Take Tom Selleck, whom she fondly calls “Dad” even when the cameras aren’t rolling. (“There are times that Dad is like, ‘You said that just like my [actual] daughter would!’ ” Moynahan says.) And as any sister would, she’s prone to giving onscreen siblings Wahlberg and Will Estes a hard time. “Unfortunately,” she says with a smirk, “I think I protect them more often than they protect me.”
ONE OF NEW YORK’S FINEST ISN’T FEELING SO FINE AT THE MOMENT. “I have a sore throat,” Donnie Wahlberg says between coughs. “I haven’t really been getting much sleep.”
That’s the price a guy pays for having not one but two full-time careers. While Wahlberg clocks long hours on the Blue Bloods set daily, he often spends nights and weekends rehearsing for a summer reunion tour with New Kids on the Block.
Still, the double-threat insists he’s hangin’ tough. “I love being busy,” he says. “With acting, I’m an employee, and with New Kids, I’m sort of my own boss.

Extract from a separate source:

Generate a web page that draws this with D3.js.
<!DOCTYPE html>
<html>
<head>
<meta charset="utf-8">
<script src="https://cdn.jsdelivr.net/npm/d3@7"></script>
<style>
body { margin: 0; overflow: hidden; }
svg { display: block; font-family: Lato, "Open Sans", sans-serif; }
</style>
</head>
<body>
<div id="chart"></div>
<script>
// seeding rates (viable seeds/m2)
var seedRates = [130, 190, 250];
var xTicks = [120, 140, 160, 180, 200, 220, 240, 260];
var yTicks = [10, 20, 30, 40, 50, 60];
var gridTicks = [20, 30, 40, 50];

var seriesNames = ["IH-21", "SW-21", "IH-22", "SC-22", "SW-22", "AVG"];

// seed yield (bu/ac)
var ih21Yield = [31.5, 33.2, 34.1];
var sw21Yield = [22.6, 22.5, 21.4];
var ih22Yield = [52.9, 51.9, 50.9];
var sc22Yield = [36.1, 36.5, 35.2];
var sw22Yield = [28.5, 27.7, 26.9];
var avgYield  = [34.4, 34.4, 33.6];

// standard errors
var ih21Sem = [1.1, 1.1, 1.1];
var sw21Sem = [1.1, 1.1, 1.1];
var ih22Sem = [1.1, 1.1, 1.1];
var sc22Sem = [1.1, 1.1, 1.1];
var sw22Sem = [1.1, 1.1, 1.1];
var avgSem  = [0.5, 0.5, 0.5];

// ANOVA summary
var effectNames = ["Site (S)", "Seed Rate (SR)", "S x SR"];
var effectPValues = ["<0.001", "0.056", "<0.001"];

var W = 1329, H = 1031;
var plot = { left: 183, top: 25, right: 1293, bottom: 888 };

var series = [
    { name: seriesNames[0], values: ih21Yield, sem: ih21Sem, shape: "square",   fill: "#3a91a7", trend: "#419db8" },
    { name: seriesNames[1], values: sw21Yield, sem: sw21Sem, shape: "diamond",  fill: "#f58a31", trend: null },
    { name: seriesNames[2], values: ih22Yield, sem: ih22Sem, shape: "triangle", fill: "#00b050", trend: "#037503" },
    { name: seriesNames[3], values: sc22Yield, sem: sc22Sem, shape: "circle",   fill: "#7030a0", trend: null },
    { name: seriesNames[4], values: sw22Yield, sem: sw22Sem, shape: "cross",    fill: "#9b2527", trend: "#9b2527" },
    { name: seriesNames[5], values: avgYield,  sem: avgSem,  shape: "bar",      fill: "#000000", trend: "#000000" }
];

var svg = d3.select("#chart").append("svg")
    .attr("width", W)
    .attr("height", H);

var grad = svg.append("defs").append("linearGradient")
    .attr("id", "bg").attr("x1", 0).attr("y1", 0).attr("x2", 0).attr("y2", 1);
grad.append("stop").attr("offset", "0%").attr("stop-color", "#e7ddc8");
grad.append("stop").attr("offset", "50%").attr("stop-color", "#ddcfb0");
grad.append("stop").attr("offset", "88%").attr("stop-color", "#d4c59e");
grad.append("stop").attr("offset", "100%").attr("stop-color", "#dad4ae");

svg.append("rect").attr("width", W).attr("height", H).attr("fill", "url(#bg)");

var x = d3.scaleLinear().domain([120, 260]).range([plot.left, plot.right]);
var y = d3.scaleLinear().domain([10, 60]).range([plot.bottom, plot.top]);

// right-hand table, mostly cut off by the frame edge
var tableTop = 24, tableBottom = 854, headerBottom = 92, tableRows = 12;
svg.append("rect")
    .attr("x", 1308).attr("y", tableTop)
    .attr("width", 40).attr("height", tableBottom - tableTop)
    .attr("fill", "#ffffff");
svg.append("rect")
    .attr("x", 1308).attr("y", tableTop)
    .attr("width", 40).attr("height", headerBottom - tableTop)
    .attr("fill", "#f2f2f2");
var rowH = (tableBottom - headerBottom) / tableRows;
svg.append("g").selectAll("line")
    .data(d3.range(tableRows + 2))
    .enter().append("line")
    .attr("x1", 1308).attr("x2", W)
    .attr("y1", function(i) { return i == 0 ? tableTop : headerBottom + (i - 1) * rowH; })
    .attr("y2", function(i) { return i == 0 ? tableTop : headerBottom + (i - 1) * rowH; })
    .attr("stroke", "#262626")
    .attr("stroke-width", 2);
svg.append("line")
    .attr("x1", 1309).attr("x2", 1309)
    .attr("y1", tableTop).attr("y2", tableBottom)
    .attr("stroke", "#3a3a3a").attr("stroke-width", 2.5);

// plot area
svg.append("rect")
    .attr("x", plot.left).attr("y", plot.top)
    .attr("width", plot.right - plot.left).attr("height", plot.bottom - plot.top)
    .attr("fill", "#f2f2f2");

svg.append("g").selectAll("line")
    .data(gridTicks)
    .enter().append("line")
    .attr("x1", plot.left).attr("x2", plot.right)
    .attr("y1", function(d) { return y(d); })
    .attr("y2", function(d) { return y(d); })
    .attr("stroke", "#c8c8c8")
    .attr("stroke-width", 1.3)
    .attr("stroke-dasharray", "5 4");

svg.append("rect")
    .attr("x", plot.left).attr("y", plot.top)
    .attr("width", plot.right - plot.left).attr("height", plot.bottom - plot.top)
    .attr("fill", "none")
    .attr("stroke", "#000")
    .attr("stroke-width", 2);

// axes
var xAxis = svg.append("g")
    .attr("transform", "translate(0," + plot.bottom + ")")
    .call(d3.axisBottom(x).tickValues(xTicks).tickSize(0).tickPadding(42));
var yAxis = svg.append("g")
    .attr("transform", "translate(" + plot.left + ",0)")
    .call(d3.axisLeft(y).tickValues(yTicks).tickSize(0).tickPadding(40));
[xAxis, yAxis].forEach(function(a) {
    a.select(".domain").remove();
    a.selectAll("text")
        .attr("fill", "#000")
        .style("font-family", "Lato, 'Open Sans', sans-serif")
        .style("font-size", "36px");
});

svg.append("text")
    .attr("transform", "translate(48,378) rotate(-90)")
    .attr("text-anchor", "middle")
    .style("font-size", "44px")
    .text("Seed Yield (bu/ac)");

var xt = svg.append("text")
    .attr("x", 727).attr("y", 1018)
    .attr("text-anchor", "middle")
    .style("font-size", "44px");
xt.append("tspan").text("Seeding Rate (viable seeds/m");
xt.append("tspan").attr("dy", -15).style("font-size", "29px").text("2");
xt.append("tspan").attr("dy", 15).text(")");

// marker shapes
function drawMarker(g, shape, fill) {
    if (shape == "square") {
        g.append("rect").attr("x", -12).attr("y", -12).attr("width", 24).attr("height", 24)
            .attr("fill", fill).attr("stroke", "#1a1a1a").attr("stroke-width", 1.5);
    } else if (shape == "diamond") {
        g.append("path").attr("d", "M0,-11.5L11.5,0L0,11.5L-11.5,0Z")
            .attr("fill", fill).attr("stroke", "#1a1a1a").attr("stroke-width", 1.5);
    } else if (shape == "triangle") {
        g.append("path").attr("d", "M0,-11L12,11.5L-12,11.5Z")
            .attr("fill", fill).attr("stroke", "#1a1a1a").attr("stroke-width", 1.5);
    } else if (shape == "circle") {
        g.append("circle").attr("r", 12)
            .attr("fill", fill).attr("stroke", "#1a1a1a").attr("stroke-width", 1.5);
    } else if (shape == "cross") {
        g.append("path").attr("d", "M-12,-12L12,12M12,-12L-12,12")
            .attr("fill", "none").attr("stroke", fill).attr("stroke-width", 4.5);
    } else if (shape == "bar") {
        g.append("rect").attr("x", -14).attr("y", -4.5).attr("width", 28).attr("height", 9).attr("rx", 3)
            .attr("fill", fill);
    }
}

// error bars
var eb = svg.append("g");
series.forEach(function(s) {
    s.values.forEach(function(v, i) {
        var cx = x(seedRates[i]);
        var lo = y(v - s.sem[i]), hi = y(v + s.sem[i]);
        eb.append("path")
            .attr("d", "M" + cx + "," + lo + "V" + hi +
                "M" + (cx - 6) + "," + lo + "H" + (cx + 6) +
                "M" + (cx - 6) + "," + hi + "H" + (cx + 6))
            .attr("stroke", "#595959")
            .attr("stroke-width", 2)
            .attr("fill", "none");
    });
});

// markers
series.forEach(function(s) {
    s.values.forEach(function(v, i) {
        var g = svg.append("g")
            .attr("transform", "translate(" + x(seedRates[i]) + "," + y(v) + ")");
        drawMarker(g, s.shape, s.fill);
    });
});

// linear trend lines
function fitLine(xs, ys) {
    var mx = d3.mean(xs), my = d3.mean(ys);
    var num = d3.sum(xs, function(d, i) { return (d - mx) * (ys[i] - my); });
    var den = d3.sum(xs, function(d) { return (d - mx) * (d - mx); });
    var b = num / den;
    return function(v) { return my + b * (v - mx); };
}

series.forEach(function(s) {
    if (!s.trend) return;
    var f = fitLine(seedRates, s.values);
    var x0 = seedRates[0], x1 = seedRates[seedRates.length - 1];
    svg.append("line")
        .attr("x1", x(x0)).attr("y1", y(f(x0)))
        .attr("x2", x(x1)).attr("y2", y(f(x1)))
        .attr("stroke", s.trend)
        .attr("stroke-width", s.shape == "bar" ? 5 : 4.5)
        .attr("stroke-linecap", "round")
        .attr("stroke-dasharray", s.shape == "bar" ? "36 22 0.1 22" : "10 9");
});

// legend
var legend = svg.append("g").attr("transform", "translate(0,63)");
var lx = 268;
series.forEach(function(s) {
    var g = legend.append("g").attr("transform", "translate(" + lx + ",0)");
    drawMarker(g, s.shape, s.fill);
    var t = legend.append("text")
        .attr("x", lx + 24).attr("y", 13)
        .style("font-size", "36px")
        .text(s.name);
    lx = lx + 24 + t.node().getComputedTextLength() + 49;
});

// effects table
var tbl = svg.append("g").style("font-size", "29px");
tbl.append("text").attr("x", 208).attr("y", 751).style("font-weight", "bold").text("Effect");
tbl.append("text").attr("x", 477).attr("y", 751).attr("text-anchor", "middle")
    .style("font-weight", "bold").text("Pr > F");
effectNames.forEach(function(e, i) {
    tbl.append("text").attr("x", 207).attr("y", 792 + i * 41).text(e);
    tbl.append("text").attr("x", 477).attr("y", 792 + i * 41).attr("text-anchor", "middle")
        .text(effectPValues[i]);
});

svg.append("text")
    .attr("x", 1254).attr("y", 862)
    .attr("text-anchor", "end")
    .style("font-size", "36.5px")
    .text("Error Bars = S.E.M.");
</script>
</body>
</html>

To go back and forth, it’s a great balance”—one he felt confident he could maintain.
That’s why, despite the inevitable lack of ZZZs, Wahlberg didn’t waffle when he was offered the part of Danny Reagan, the tightly wound detective who’ll do whatever it takes—even shove a perp’s head in a toilet—to solve a case. “There was a certain fluidity to the way he was written,” says the actor. “While he was a serious and intense character, he read to me like he was gonna be a lot of fun to play.”

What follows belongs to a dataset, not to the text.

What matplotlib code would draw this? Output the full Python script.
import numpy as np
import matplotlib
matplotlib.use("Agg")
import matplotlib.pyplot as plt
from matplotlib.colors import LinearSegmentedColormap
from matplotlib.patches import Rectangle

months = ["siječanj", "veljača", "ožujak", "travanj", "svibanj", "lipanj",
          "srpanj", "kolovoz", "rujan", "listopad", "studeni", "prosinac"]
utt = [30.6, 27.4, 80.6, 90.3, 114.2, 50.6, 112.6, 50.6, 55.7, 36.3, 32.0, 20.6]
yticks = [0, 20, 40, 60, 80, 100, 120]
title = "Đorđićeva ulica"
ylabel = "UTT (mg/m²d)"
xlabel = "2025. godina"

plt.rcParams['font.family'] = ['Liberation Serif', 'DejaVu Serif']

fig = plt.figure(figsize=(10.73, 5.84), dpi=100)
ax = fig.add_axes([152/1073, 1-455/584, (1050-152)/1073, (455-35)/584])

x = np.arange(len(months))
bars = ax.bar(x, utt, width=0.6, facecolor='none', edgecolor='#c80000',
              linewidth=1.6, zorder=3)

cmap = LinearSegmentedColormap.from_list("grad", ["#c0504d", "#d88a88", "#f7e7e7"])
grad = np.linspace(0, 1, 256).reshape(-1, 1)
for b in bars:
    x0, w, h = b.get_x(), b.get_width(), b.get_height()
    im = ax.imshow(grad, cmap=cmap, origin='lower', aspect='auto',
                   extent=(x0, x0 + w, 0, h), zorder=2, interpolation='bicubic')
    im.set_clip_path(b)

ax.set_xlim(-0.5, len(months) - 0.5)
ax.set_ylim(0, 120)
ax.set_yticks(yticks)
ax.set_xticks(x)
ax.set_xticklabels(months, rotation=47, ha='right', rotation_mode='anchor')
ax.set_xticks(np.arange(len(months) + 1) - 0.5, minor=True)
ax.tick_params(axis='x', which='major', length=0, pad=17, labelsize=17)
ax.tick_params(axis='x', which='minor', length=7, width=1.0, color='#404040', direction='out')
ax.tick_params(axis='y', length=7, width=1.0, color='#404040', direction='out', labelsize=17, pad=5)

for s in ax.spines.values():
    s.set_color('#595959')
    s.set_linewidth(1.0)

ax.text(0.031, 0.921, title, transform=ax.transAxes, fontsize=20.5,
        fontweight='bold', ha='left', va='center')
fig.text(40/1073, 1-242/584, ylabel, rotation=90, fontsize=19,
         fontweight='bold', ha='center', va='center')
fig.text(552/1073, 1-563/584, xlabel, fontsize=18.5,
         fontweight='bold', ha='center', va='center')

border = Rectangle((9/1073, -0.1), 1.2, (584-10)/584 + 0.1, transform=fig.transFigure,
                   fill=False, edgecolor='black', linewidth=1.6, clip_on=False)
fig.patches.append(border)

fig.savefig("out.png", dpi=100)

But it was the pilot’s family dinner scene—which reminded Wahlberg of his own Boston-bred brood that included nine kids, including fellow actor Mark—that really sold him. “It was reminiscent of my life as a kid and the conversations we had,” says the entertainer, who himself is now the father of two sons, ages 17 and 9. “I was more the peacekeeper in my real life, trying to avoid arguments. But I know there’s always that sibling like Danny who will go a little too far.”

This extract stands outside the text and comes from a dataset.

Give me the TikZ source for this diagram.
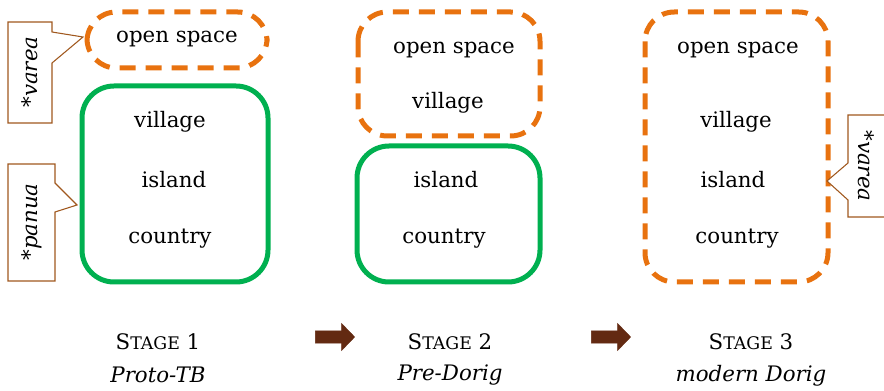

Wahlberg’s insight convinced producers that he had the right stuff for the gig and that, after a number of failed series, he’d finally found a perfect fit. Says executive producer Leonard Goldberg: “Remember how many pilots George Clooney did before ER? Then when he did [that show], you went, ‘Well, of course he’s a star.’ I think that’s what Blue Bloods is [for] Donnie.”
Whatever the benefits, Wahlberg believes he wouldn’t have been ready for them before. “I think it took my whole career to be in position to play this guy,” says the actor, who previously turned in critically acclaimed performances in The Sixth Sense and the short-lived TV drama Boomtown. “I think I’m a better actor now, because I have a better sense of confidence.I have a good grasp of playing the character and not letting the character play me.
“There have been a few moments in life where I look at where my career is and wouldn’t change a thing,” he continues. “This is one of those times. I’m in the sweet spot.”
Being bicoastal continues to be an adjustment. “The work is very consuming so when I’m in New York, I miss my family but when I’m in L.A., I miss the show,” he admits. “And when I come back [to the set], I go, ‘Who is this guy I’m playing?’ because I’ve been away two weeks. But those things will smooth out as time goes on.”
And make no mistake: Selleck would like to be racking up frequent-flier miles for many years to come. “Frank is a role I’ll always love,” he says. “I think the character has a limitless ability to grow and change and get more interesting, so I hope I can play him for a long time.”
As Blue prepares to wrap up its remarkable first season, the rest of the ensemble is feeling similarly gratified by its success. “Hit shows don’t come along every day,” Wahlberg says. “We all know we’ve got something pretty special here.”
WITH HIS ALL-AMERICAN LOOKS, Will Estes has often been called upon to portray men in uniform, be it an embattled member of the U.S. Navy in the film U-571 or a high school football star-turned-Vietnam vet on the TV series American Dreams. Still, he cops to getting a singular kick out of carrying the badge of Blue Bloods’ impressionable rookie, Jamie Reagan. “It harkens back to when you’re a kid playing cops and robbers,” he says. “There’s an excitement to catching bad guys that never goes away.”
But what if the bad guys are members of your own tight-knit clan? That’s a possibility the youngest Reagan, a Harvard grad who opted to forgo a lucrative legal career in favor of joining the family biz, has been forced to consider since embarking on a top-secret investigation into his brother Joe’s untimely death. Finding someone who could handle the multifaceted role was the producers’ “most difficult” casting task, says executive producer Leonard Goldberg: “He had to be a strong enough actor to carry the whole mystery [of what happened to Joe] on his shoulders, and you had to believe that he had the smarts to go to Harvard.”
To do his role justice, Estes visited New York precincts and talked to real cops on the beat. Focus like that has likely helped the actor—who landed his first series at the tender age of 11—avoid many of the pitfalls that often plague child stars.
“I think one of the biggest tricks,” he says, “is to engage in other things that have nothing to do with acting.” Throughout his career, Estes has taken his own advice. “I took a class on solar panel installation,” reports the actor who, shortly before moving out East for Blue, fit his Los Angeles home with the energy-efficient panels. “When I got my first power bill, it was, like, $3.95. I was excited about that.”